In addition to the fact that the [clown] world relies on certificate authorities remaining honest for HTTP Secure to do what it actually advertises, there is another standing issue that erodes my zeal to keep scrapping together workarounds.
One might argue that having many sites hosted behind the same server and IP might paradoxically help to obfuscate the sites one visits from snooping ISPs, such as those which might reversely resolve domains associated to server IPs. Even the average Joe can do this with something like:
dig @<some LARGE resolver> -x <ip address> +short
However, such obfuscation gets foiled by a shortcoming in Server Name Indication. SNI introduces an opportunity during any TLS handshake for an observer to obtain which site is being requested. The indicated hostname is not encrypted within the Client Hello of TLS handshakes and, at first glance, apparently cannot be out of design necessity.
There have been attempts to extend the standard for certificate request encryption, first with eSNI and later ECH. But these standards have run up against obstacles with big tech, namely Goolag, FBIbook and Amazog, failing to support eSNI. I’ve been informed that this is deliberate as the likes of big tech are afraid of being excluded from the massive Chinese market. If unencrypted TLS hello is adequately naked for China to spy on their subjects, then what does that mean for everyone else who must use it?

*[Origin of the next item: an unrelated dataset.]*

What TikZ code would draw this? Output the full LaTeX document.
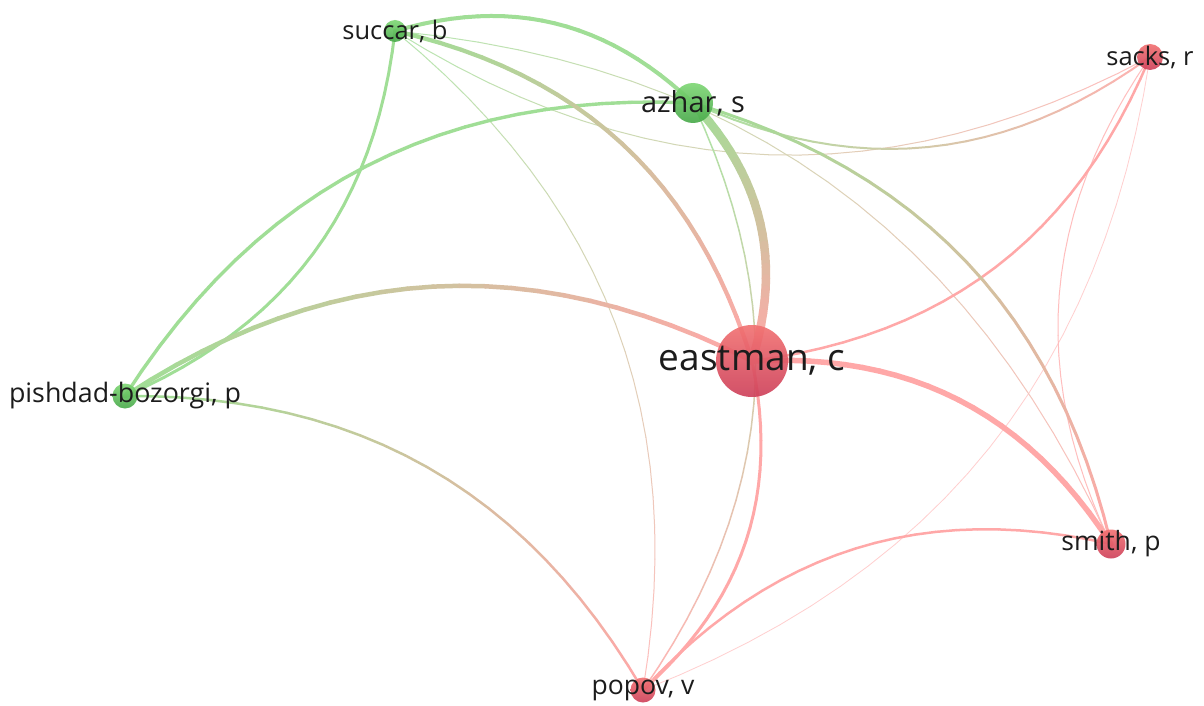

This compounds the issue of global adversaries with visibility into large swaths of internet traffic. A colleague and I were discussing recent light shed on the new commercial market surrounding netflow data which raised the question as to how badly this compromises even the privacy-consious techies. Some expressed concern that this could be used to “tag” and foil traffic concealed in the likes of Tor or in VPN connections.
One of the concerns long held by Tor developers is that the size of data transmitted can itself be used to correlate traffic. This is why they recommend against large file transfer over the Tor network. It may be adequately encrypted, but a global passive observer (using something like netflow data) might be able to look at the total size of upload bandwidth entering a Guard node, and associate it to an identical usage leaving an exit node to a clearnet server at the same time.
Maybe this could be addressed by padding all Tor traffic to a common size using junk data but would also massively decrease effeciency and throughput of the already constrained network. Such a padding method is actually used in v2ray-core, a derivative of shadowsocks common at one point for circumventing the aggressive Chinese firewall. This is only to illustrate that said “tagging” doesn’t have to be done within the “tunnel” of a VPN, but only by taking and comparing notes from either end.
And data brokers are well positioned to exploit this. Team Cymru, a netflow aggregator, make some extraordinary claims in their promotional material.
“Team Cymru’s product letting users trace the activity of servers linked to an Iranian hacking group further than other datasets, such as DNS lookups.”
I would be very interested to see if that group was doing anything at all to protect their DNS queries, or if they were just foolishly using plain old naked 1970s DNS resolution.
““Are any DoD components buying and using without a court order internet metadata, including ’netflow’ and Domain Name System (DNS) records,” the question read.”
The fact that senator Wyden’s office felt it necessary to specifically mention DNS records in this question is fairly telling as to how much they probably lean on that old and yet to be fixed standard in order to amass their “broadest collection of global telemetry”. So encrypting one’s DNS requests (and not through the lazy and poorly implemented DoH!) should mitigate some of this collection method.
“Through these relationships, Cortex Xpanse has access to a sample of approximately 80% of global flows,”
A textbook global adversary. Just in case anyone thought the aforementioned techies were just being paranoid in the extent of our countermeasures.